2- While your solution works for checking the keywords table and requiring a minimum number of matches (and is probably way more efficient than the joins I was thinking about), it doesn’t solve the real problem; I need to search the text information as well, ie personal_statement and extracted_text. It gets more complicated to avoid counting them twice if they were found as a keyword AND in there…
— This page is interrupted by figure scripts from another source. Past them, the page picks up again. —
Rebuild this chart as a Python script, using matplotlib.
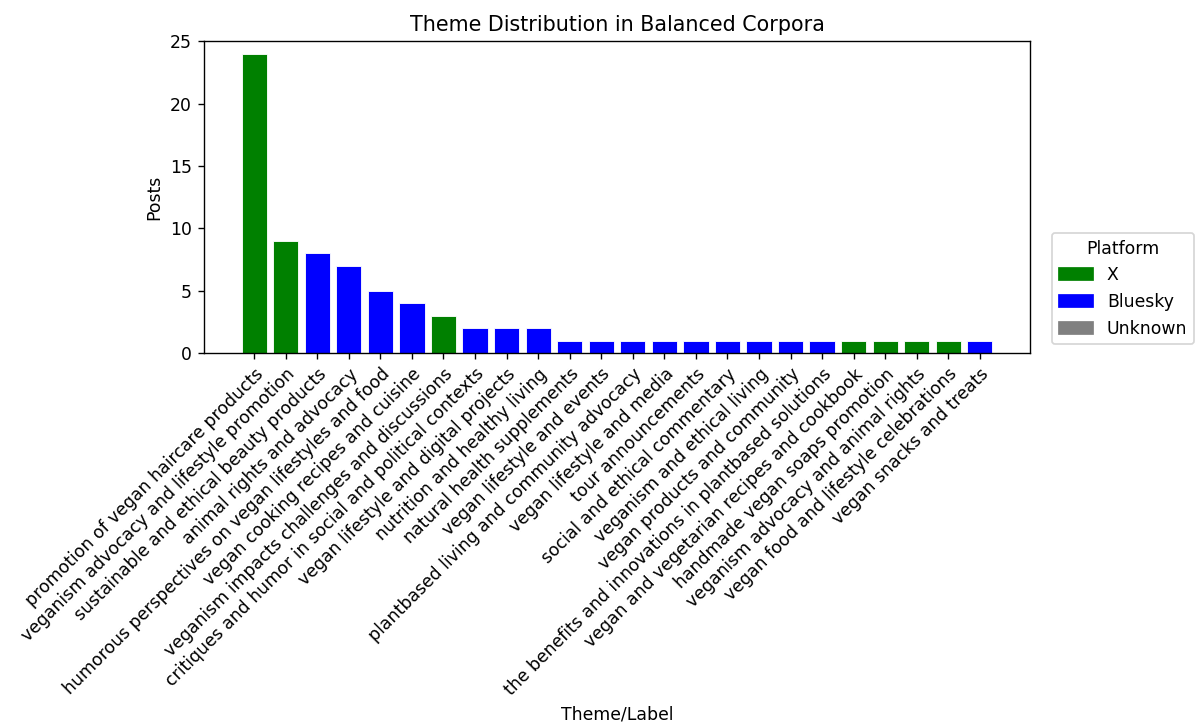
import matplotlib
matplotlib.use("Agg")
import matplotlib.pyplot as plt
from matplotlib.patches import Patch

themes = [
    "promotion of vegan haircare products",
    "veganism advocacy and lifestyle promotion",
    "sustainable and ethical beauty products",
    "animal rights and advocacy",
    "humorous perspectives on vegan lifestyles and food",
    "vegan cooking recipes and cuisine",
    "veganism impacts challenges and discussions",
    "critiques and humor in social and political contexts",
    "vegan lifestyle and digital projects",
    "nutrition and healthy living",
    "natural health supplements",
    "vegan lifestyle and events",
    "plantbased living and community advocacy",
    "vegan lifestyle and media",
    "tour announcements",
    "social and ethical commentary",
    "veganism and ethical living",
    "vegan products and community",
    "the benefits and innovations in plantbased solutions",
    "vegan and vegetarian recipes and cookbook",
    "handmade vegan soaps promotion",
    "veganism advocacy and animal rights",
    "vegan food and lifestyle celebrations",
    "vegan snacks and treats",
]
posts = [24, 9, 8, 7, 5, 4, 3, 2, 2, 2, 1, 1, 1, 1, 1, 1, 1, 1, 1, 1, 1, 1, 1, 1]
platforms = ["X", "X", "Bluesky", "Bluesky", "Bluesky", "Bluesky", "X",
             "Bluesky", "Bluesky", "Bluesky", "Bluesky", "Bluesky", "Bluesky",
             "Bluesky", "Bluesky", "Bluesky", "Bluesky", "Bluesky", "Bluesky",
             "X", "X", "X", "X", "Bluesky"]

platform_colors = {"X": "green", "Bluesky": "blue", "Unknown": "gray"}

dpi = 124
fig = plt.figure(figsize=(1198 / dpi, 722 / dpi), dpi=dpi)
ax = fig.add_axes([0.1703, 0.511, 0.6895, 0.432])

colors = [platform_colors[p] for p in platforms]
ax.bar(range(len(themes)), posts, color=colors, edgecolor="white", linewidth=0.5)
ax.set_xticks(range(len(themes)))
ax.set_xticklabels(themes, rotation=45, ha="right", rotation_mode="anchor")
ax.set_ylim(0, 25)
ax.set_ylabel("Posts")
ax.set_xlabel("Theme/Label")
ax.set_title("Theme Distribution in Balanced Corpora")

# legend sits outside the axes, bottom aligned
handles = [Patch(color=c, label=k) for k, c in platform_colors.items()]
ax.legend(handles=handles, title="Platform", loc="lower left",
          bbox_to_anchor=(1.016, 0.0))

fig.savefig("out.png", dpi=dpi)
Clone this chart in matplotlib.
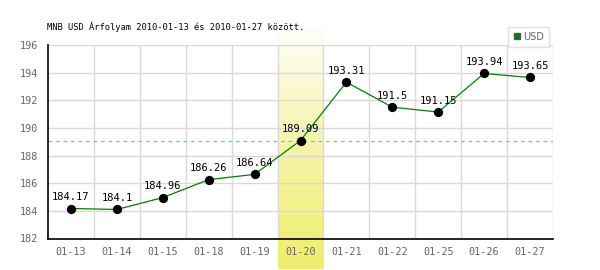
import numpy as np
import matplotlib
matplotlib.use("Agg")
import matplotlib.pyplot as plt
from matplotlib.colors import LinearSegmentedColormap
from matplotlib.lines import Line2D

categories = ["01-13", "01-14", "01-15", "01-18", "01-19", "01-20",
              "01-21", "01-22", "01-25", "01-26", "01-27"]
values = [184.17, 184.1, 184.96, 186.26, 186.64, 189.09,
          193.31, 191.5, 191.15, 193.94, 193.65]
value_labels = ["184.17", "184.1", "184.96", "186.26", "186.64", "189.09",
                "193.31", "191.5", "191.15", "193.94", "193.65"]
highlight_index = 5
reference_value = 189.09
yticks = [182, 184, 186, 188, 190, 192, 194, 196]
title = "MNB USD Árfolyam 2010-01-13 és 2010-01-27 között."
series_name = "USD"

W, H = 600, 270
fig = plt.figure(figsize=(6, 2.7), dpi=100)
ax = fig.add_axes([48 / W, 1 - 238.5 / H, (553 - 48) / W, (238.5 - 45) / H])
ax.patch.set_alpha(0)

mono = "DejaVu Sans Mono"
x = np.arange(len(categories))
ax.set_xlim(-0.5, len(categories) - 0.5)
ax.set_ylim(182, 196)

# grid
for b in np.arange(-0.5, len(categories) + 0.5, 1.0)[1:]:
    ax.axvline(b, color="#d9d9d9", lw=1, zorder=1)
for yv in yticks[1:]:
    ax.axhline(yv, color="#d9d9d9", lw=1, zorder=1)

# highlight gradient
cmap = LinearSegmentedColormap.from_list("hl", ["#fefef8", "#f6f4a8", "#efee6a"])
grad = np.linspace(0, 1, 256).reshape(-1, 1)
ax.imshow(grad, cmap=cmap, aspect="auto", origin="upper",
          extent=[highlight_index - 0.5, highlight_index + 0.5, 179.8, 197.1],
          clip_on=False, zorder=0)

ax.axhline(reference_value, color="#7fcc7f", lw=0.9, ls=(0, (3, 3)), zorder=2)

ax.plot(x, values, color="#008000", lw=0.9, zorder=3)
ax.scatter(x, values, s=32, color="black", zorder=4)
for xi, v, lab in zip(x, values, value_labels):
    ax.annotate(lab, (xi, v), xytext=(0, 4.5), textcoords="offset points",
                ha="center", va="bottom", fontsize=7.5, family=mono,
                color="black", zorder=5)

ax.set_xticks(x)
ax.set_xticklabels(categories, family=mono, fontsize=7.3, color="#666666")
ax.set_yticks(yticks)
ax.set_yticklabels([str(t) for t in yticks], family=mono, fontsize=7.3, color="#666666")
ax.tick_params(axis="both", length=0, pad=6)
ax.tick_params(axis="y", pad=7)
for s in ["top", "right"]:
    ax.spines[s].set_visible(False)
for s in ["left", "bottom"]:
    ax.spines[s].set_color("black")
    ax.spines[s].set_linewidth(1.2)

fig.text(47 / W, 1 - 27 / H, title, family=mono, fontsize=6.3, color="black",
         ha="left", va="center")

# legend
handle = Line2D([], [], marker="s", color="none", markerfacecolor="#008000",
                markeredgecolor="#555555", markersize=5)
leg = fig.legend([handle], [series_name], loc="upper right",
                 bbox_to_anchor=(553.5 / W, 1 - 22 / H), frameon=True,
                 fancybox=False, handlelength=0.7, handletextpad=0.3,
                 borderpad=0.5, prop={"family": "DejaVu Sans", "size": 7})
leg.get_frame().set_edgecolor("#d9d9d9")
leg.get_frame().set_linewidth(1)
for t in leg.get_texts():
    t.set_color("#666666")

fig.savefig("out.png", dpi=100)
r937 · April 17, 2010, 7:06am

not really sure how to respond to those additional nuances

perhaps you should declare your keywords in advance? or filter them somehow? i’m not sure how i would handle the “computer” versus “computers” keyword issue other than not allowing bofadem

to search the personal information, i would just use additional LIKE conditions in the WHERE clause, alongside whatever it is you’re doing with the regions

theozero · April 17, 2010, 6:14pm

One idea comes to mind of creating 2 binary variables (columns) for each search term, one for if its found as a keyword and one if its found in the text, then adding them up using an OR to avoid double counting. But I’m worried that doing it this way (if its even possible) would end up searching redundant text because of all the joins.

but if this all sounds silly, what would you recommend?
should I just give up on normalization, concatenate the keywords, and use full-text search?
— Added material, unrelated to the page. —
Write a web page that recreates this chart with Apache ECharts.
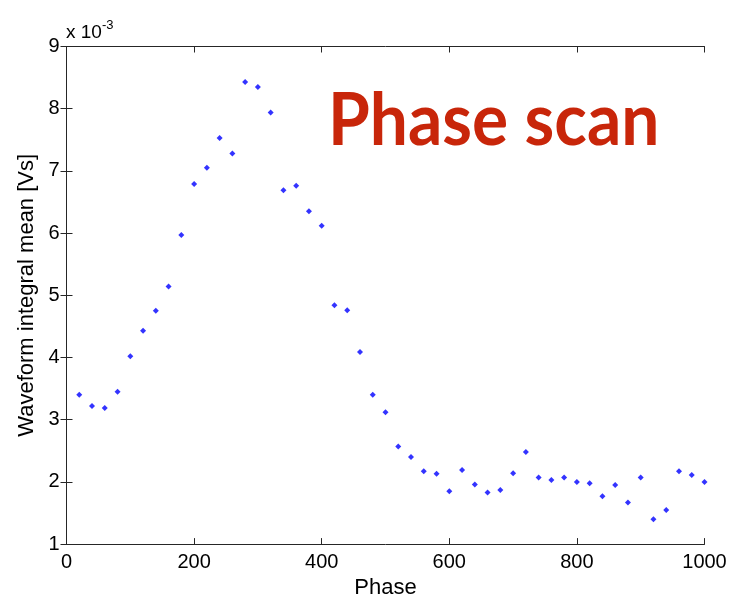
<!DOCTYPE html>
<html>
<head>
<meta charset="utf-8">
<script src="https://cdn.jsdelivr.net/npm/echarts@6/dist/echarts.min.js"></script>
<style>html,body{margin:0;padding:0;background:#fff;}#c{width:743px;height:604px;}</style>
</head>
<body>
<div id="c"></div>
<script>
// Phase values
const phases = [20,40,60,80,100,120,140,160,180,200,220,240,260,280,300,320,340,360,380,400,
  420,440,460,480,500,520,540,560,580,600,620,640,660,680,700,720,740,760,780,800,
  820,840,860,880,900,920,940,960,980,1000];
// Waveform integral mean, in units of 1e-3 Vs
const means = [3.40,3.22,3.19,3.45,4.02,4.43,4.75,5.14,5.97,6.79,7.05,7.53,7.28,8.43,8.35,7.94,6.69,6.76,6.35,6.12,
  4.84,4.76,4.09,3.40,3.12,2.57,2.40,2.17,2.13,1.85,2.19,1.96,1.83,1.87,2.14,2.48,2.07,2.03,2.07,2.00,
  1.98,1.77,1.95,1.67,2.07,1.40,1.55,2.17,2.11,2.00];
const xTicks = [0,200,400,600,800,1000];
const yTicks = [1,2,3,4,5,6,7,8,9];

const chart = echarts.init(document.getElementById('c'));
const axisLine = {show:true, lineStyle:{color:'#262626', width:1}};
const tick = {show:true, inside:true, length:6, lineStyle:{color:'#262626', width:1}};
const FF = 'Liberation Sans, Arial, sans-serif';
const labelFont = {fontFamily:FF, fontSize:20, color:'#000'};
chart.setOption({
  backgroundColor:'#fff',
  animation:false,
  grid:{left:66.5, right:38.5, top:46.5, bottom:55.5, containLabel:false},
  xAxis:[{
    type:'value', min:xTicks[0], max:xTicks[xTicks.length-1], interval:200,
    axisLine, axisTick:tick, splitLine:{show:false},
    axisLabel:Object.assign({margin:8, formatter:v=>String(v)}, labelFont),
    name:'Phase', nameLocation:'middle', nameGap:29,
    nameTextStyle:{fontFamily:FF, fontSize:22, color:'#000'}
  },{
    type:'value', position:'top', min:0, max:1000, interval:200,
    axisLine, axisTick:tick, axisLabel:{show:false}, splitLine:{show:false}
  }],
  yAxis:[{
    type:'value', min:yTicks[0], max:yTicks[yTicks.length-1], interval:1,
    axisLine, axisTick:tick, splitLine:{show:false},
    axisLabel:Object.assign({margin:7, formatter:v=>String(v)}, labelFont),
    name:'Waveform integral mean [Vs]', nameLocation:'middle', nameGap:23.5, nameRotate:90,
    nameTextStyle:{fontFamily:FF, fontSize:22, color:'#000'}
  },{
    type:'value', position:'right', min:1, max:9, interval:1,
    axisLine, axisTick:tick, axisLabel:{show:false}, splitLine:{show:false}
  }],
  series:[{
    type:'scatter',
    data: phases.map((p,i)=>[p, means[i]]),
    symbol:'diamond', symbolSize:6,
    itemStyle:{color:'#0000FF'}
  }],
  graphic:[{
    type:'text', left:66, top:19,
    style:{
      text:'{a|x 10}{s|-3}',
      rich:{
        a:{fontFamily:FF, fontSize:19, fill:'#000', verticalAlign:'bottom'},
        s:{fontFamily:FF, fontSize:13, fill:'#000', verticalAlign:'top', padding:[0,0,10,0]}
      }
    }
  },{
    type:'text', x:328, y:85, scaleX:0.927, scaleY:1,
    style:{
      x:0, y:0,
      text:'Phase scan',
      font:'bold 73px Lato, "Open Sans", sans-serif',
      fill:'#C8260A',
      verticalAlign:'top'
    }
  }]
});
</script>
</body>
</html>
r937 · April 17, 2010, 6:50pm

normalization should never be abandoned, full stop

maybe you’re over-thinking this

theozero · April 17, 2010, 8:23pm

sorry, shouldnt have said “give up on normalization” but rather “denormalize”

I think for now, Im going to just do a bunch of joins and look for anything that matches any of the search terms. I’m just stumped and am tired of being stuck for so long on this…

Searching normalized keywords AND full text content at the same time seems like a common enough situation. I really wonder how others are doing it.